A Saudi Arabian Airlines passenger plane is pictured parked at the tarmac of Ninoy Aquino International airport in Pasay city, Metro Manila, Philippines September 20, 2016. © Erik De Castro
A false hijacking alarm caused a Saudi Arabian Airlines plane to be isolated at an airport in Manila, the Philippines, according to an airline spokesman. The incident, which is now over, took place after the pilot said the aircraft was under threat.

The plane, identified as SVA 872, landed at Manila airport at 3pm local time. It arrived from Jeddah, Saudi Arabia. According to the local ABS-CBN channel, there were possibly around 300 passengers on board.

A statement from the Manila International Airport Authority (MIAA) said it received news of the aircraft being under threat about 20 miles (32km) prior to landing. 

"We instructed (the) aircraft to proceed to (the) isolated area," the airport's general manager, Edmund Monreal, told reporters.

"It is fortunate that upon landing...the crew said they made a mistake. However, we can never play around with safety and security," he added.
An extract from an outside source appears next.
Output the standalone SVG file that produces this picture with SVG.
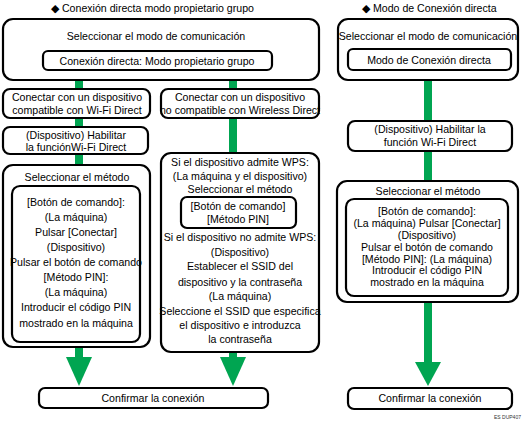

"It [the button] was unintentionally pushed. But the problem is it was pushed twice."

Monreal said the plane would still be checked thoroughly, as a security precaution.

Meanwhile, the undersecretary for aviation at the Department of Transportation, Roberto Lim, told Reuters that police are “still monitoring as to why a hijack signal was issued by the pilot,” adding that “persons will be interviewed.”

Some local reports on Twitter initially suggested the plane had been hijacked. Others said the pilot could have pushed the alert button by mistake.

Following the reports, Metropolitan Manila's police chief went to the airport, stating there was a “situation” there, according to local radio.

The MIAA was also sent to the site, along with staff from the PNP Aviation Security Group.

The plane was taken to a secluded portion of runway 6, ABS-CBN News reported.

However, the plane's crew informed the airport upon landing that the distress call made during the flight was a mistake, according to the airport's general manager. Saudi Arabian Airlines also said the alarm was false.